→ **AIM OF THE TASK**:
Exact reproduction of the data is required, with images excluded.

++++++

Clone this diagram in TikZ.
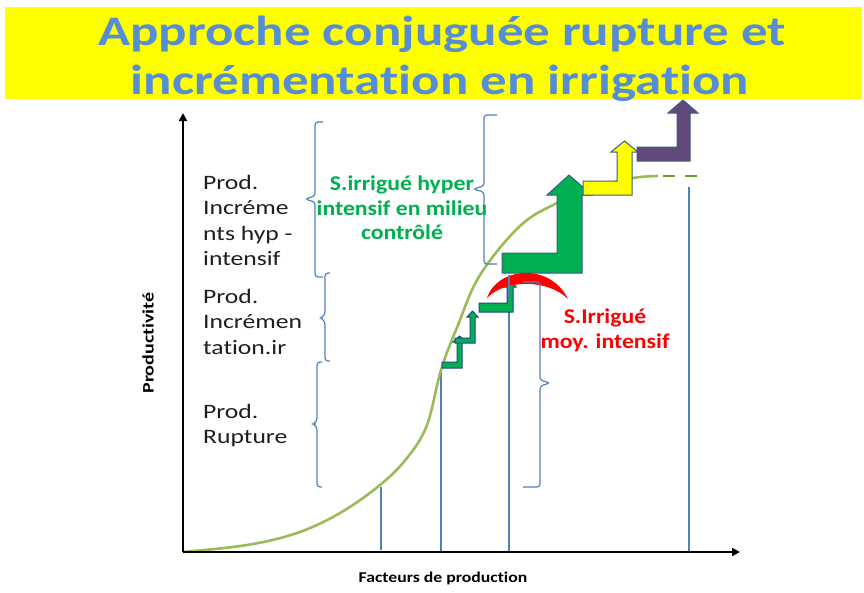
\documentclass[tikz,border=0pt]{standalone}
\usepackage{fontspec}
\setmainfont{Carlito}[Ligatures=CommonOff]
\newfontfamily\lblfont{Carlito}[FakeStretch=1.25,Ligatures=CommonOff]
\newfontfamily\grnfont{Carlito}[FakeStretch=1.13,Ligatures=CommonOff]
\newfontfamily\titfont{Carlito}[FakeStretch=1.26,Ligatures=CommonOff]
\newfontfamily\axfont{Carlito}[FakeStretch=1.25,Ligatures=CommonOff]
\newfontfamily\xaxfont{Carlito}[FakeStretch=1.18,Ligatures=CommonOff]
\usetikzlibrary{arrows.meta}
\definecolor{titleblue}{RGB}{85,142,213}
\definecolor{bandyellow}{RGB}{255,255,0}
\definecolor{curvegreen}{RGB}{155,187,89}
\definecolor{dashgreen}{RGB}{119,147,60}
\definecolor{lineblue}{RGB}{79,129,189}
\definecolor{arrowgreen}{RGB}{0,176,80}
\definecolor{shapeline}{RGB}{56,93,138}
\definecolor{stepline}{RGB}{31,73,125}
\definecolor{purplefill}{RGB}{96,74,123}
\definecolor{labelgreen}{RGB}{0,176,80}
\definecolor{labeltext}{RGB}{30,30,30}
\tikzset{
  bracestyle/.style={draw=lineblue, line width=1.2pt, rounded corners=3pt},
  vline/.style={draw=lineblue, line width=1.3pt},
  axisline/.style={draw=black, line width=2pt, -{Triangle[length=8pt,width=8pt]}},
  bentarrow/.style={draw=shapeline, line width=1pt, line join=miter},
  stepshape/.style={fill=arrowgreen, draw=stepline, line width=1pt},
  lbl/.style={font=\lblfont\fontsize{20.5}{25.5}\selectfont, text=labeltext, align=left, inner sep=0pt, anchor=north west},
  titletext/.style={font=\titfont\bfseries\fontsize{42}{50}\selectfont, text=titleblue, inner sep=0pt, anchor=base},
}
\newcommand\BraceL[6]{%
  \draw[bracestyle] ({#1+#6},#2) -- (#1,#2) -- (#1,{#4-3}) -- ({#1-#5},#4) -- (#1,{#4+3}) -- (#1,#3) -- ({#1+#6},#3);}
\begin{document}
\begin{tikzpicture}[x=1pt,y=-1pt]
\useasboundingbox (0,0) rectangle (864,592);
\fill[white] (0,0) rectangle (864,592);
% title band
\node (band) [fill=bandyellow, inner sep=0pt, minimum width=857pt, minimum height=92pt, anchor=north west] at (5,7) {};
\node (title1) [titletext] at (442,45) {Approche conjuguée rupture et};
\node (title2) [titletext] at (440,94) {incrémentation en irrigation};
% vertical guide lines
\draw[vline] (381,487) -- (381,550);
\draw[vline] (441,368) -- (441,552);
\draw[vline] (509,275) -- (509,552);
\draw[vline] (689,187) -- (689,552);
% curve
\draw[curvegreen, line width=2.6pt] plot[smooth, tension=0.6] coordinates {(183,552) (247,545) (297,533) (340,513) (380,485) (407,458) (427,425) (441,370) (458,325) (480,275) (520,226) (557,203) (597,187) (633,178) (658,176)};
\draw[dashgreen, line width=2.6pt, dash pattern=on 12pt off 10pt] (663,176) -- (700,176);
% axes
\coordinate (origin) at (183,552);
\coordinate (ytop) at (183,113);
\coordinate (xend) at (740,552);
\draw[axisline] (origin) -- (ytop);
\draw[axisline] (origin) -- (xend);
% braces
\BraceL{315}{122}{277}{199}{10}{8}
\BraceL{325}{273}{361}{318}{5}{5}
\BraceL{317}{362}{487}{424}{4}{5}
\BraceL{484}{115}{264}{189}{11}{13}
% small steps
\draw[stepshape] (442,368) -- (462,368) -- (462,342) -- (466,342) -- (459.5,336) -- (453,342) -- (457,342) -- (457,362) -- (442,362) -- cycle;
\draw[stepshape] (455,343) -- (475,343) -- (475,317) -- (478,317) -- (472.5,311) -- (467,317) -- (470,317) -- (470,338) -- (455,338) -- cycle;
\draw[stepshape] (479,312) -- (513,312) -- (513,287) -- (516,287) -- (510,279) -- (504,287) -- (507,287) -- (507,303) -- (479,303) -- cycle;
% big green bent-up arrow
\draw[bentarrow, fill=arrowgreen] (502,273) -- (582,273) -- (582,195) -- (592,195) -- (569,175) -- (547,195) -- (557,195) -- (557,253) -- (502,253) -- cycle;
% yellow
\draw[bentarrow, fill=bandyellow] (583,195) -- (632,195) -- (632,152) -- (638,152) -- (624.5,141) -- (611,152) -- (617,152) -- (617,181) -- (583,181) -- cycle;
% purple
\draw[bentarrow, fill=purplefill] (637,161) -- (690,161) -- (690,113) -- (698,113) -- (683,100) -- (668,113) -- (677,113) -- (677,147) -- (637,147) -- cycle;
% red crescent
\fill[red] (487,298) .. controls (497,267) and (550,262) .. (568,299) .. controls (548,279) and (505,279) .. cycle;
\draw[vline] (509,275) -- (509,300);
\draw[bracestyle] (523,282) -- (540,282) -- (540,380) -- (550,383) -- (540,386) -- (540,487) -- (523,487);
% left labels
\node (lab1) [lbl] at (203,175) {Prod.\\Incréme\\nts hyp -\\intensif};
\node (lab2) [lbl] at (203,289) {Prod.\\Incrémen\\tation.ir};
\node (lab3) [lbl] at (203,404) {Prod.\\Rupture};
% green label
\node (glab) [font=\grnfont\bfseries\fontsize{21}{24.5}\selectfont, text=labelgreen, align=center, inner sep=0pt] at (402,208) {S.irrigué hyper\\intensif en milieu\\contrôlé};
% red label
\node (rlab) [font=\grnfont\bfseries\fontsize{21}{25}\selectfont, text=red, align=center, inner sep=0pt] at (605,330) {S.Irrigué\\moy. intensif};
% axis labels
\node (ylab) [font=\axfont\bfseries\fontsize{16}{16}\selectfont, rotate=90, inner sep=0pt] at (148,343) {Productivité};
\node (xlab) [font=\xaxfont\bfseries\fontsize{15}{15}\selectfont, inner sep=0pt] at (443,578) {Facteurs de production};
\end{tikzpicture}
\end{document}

++++++

→ **FINAL RESULT**:
Clone this diagram in TikZ.
\documentclass[tikz,border=0pt]{standalone}
\usepackage{fontspec}
\setmainfont{Carlito}[Ligatures=CommonOff]
\newfontfamily\lblfont{Carlito}[FakeStretch=1.25,Ligatures=CommonOff]
\newfontfamily\grnfont{Carlito}[FakeStretch=1.13,Ligatures=CommonOff]
\newfontfamily\titfont{Carlito}[FakeStretch=1.26,Ligatures=CommonOff]
\newfontfamily\axfont{Carlito}[FakeStretch=1.25,Ligatures=CommonOff]
\newfontfamily\xaxfont{Carlito}[FakeStretch=1.18,Ligatures=CommonOff]
\usetikzlibrary{arrows.meta}
\definecolor{titleblue}{RGB}{85,142,213}
\definecolor{bandyellow}{RGB}{255,255,0}
\definecolor{curvegreen}{RGB}{155,187,89}
\definecolor{dashgreen}{RGB}{119,147,60}
\definecolor{lineblue}{RGB}{79,129,189}
\definecolor{arrowgreen}{RGB}{0,176,80}
\definecolor{shapeline}{RGB}{56,93,138}
\definecolor{stepline}{RGB}{31,73,125}
\definecolor{purplefill}{RGB}{96,74,123}
\definecolor{labelgreen}{RGB}{0,176,80}
\definecolor{labeltext}{RGB}{30,30,30}
\tikzset{
  bracestyle/.style={draw=lineblue, line width=1.2pt, rounded corners=3pt},
  vline/.style={draw=lineblue, line width=1.3pt},
  axisline/.style={draw=black, line width=2pt, -{Triangle[length=8pt,width=8pt]}},
  bentarrow/.style={draw=shapeline, line width=1pt, line join=miter},
  stepshape/.style={fill=arrowgreen, draw=stepline, line width=1pt},
  lbl/.style={font=\lblfont\fontsize{20.5}{25.5}\selectfont, text=labeltext, align=left, inner sep=0pt, anchor=north west},
  titletext/.style={font=\titfont\bfseries\fontsize{42}{50}\selectfont, text=titleblue, inner sep=0pt, anchor=base},
}
\newcommand\BraceL[6]{%
  \draw[bracestyle] ({#1+#6},#2) -- (#1,#2) -- (#1,{#4-3}) -- ({#1-#5},#4) -- (#1,{#4+3}) -- (#1,#3) -- ({#1+#6},#3);}
\begin{document}
\begin{tikzpicture}[x=1pt,y=-1pt]
\useasboundingbox (0,0) rectangle (864,592);
\fill[white] (0,0) rectangle (864,592);
% title band
\node (band) [fill=bandyellow, inner sep=0pt, minimum width=857pt, minimum height=92pt, anchor=north west] at (5,7) {};
\node (title1) [titletext] at (442,45) {Approche conjuguée rupture et};
\node (title2) [titletext] at (440,94) {incrémentation en irrigation};
% vertical guide lines
\draw[vline] (381,487) -- (381,550);
\draw[vline] (441,368) -- (441,552);
\draw[vline] (509,275) -- (509,552);
\draw[vline] (689,187) -- (689,552);
% curve
\draw[curvegreen, line width=2.6pt] plot[smooth, tension=0.6] coordinates {(183,552) (247,545) (297,533) (340,513) (380,485) (407,458) (427,425) (441,370) (458,325) (480,275) (520,226) (557,203) (597,187) (633,178) (658,176)};
\draw[dashgreen, line width=2.6pt, dash pattern=on 12pt off 10pt] (663,176) -- (700,176);
% axes
\coordinate (origin) at (183,552);
\coordinate (ytop) at (183,113);
\coordinate (xend) at (740,552);
\draw[axisline] (origin) -- (ytop);
\draw[axisline] (origin) -- (xend);
% braces
\BraceL{315}{122}{277}{199}{10}{8}
\BraceL{325}{273}{361}{318}{5}{5}
\BraceL{317}{362}{487}{424}{4}{5}
\BraceL{484}{115}{264}{189}{11}{13}
% small steps
\draw[stepshape] (442,368) -- (462,368) -- (462,342) -- (466,342) -- (459.5,336) -- (453,342) -- (457,342) -- (457,362) -- (442,362) -- cycle;
\draw[stepshape] (455,343) -- (475,343) -- (475,317) -- (478,317) -- (472.5,311) -- (467,317) -- (470,317) -- (470,338) -- (455,338) -- cycle;
\draw[stepshape] (479,312) -- (513,312) -- (513,287) -- (516,287) -- (510,279) -- (504,287) -- (507,287) -- (507,303) -- (479,303) -- cycle;
% big green bent-up arrow
\draw[bentarrow, fill=arrowgreen] (502,273) -- (582,273) -- (582,195) -- (592,195) -- (569,175) -- (547,195) -- (557,195) -- (557,253) -- (502,253) -- cycle;
% yellow
\draw[bentarrow, fill=bandyellow] (583,195) -- (632,195) -- (632,152) -- (638,152) -- (624.5,141) -- (611,152) -- (617,152) -- (617,181) -- (583,181) -- cycle;
% purple
\draw[bentarrow, fill=purplefill] (637,161) -- (690,161) -- (690,113) -- (698,113) -- (683,100) -- (668,113) -- (677,113) -- (677,147) -- (637,147) -- cycle;
% red crescent
\fill[red] (487,298) .. controls (497,267) and (550,262) .. (568,299) .. controls (548,279) and (505,279) .. cycle;
\draw[vline] (509,275) -- (509,300);
\draw[bracestyle] (523,282) -- (540,282) -- (540,380) -- (550,383) -- (540,386) -- (540,487) -- (523,487);
% left labels
\node (lab1) [lbl] at (203,175) {Prod.\\Incréme\\nts hyp -\\intensif};
\node (lab2) [lbl] at (203,289) {Prod.\\Incrémen\\tation.ir};
\node (lab3) [lbl] at (203,404) {Prod.\\Rupture};
% green label
\node (glab) [font=\grnfont\bfseries\fontsize{21}{24.5}\selectfont, text=labelgreen, align=center, inner sep=0pt] at (402,208) {S.irrigué hyper\\intensif en milieu\\contrôlé};
% red label
\node (rlab) [font=\grnfont\bfseries\fontsize{21}{25}\selectfont, text=red, align=center, inner sep=0pt] at (605,330) {S.Irrigué\\moy. intensif};
% axis labels
\node (ylab) [font=\axfont\bfseries\fontsize{16}{16}\selectfont, rotate=90, inner sep=0pt] at (148,343) {Productivité};
\node (xlab) [font=\xaxfont\bfseries\fontsize{15}{15}\selectfont, inner sep=0pt] at (443,578) {Facteurs de production};
\end{tikzpicture}
\end{document}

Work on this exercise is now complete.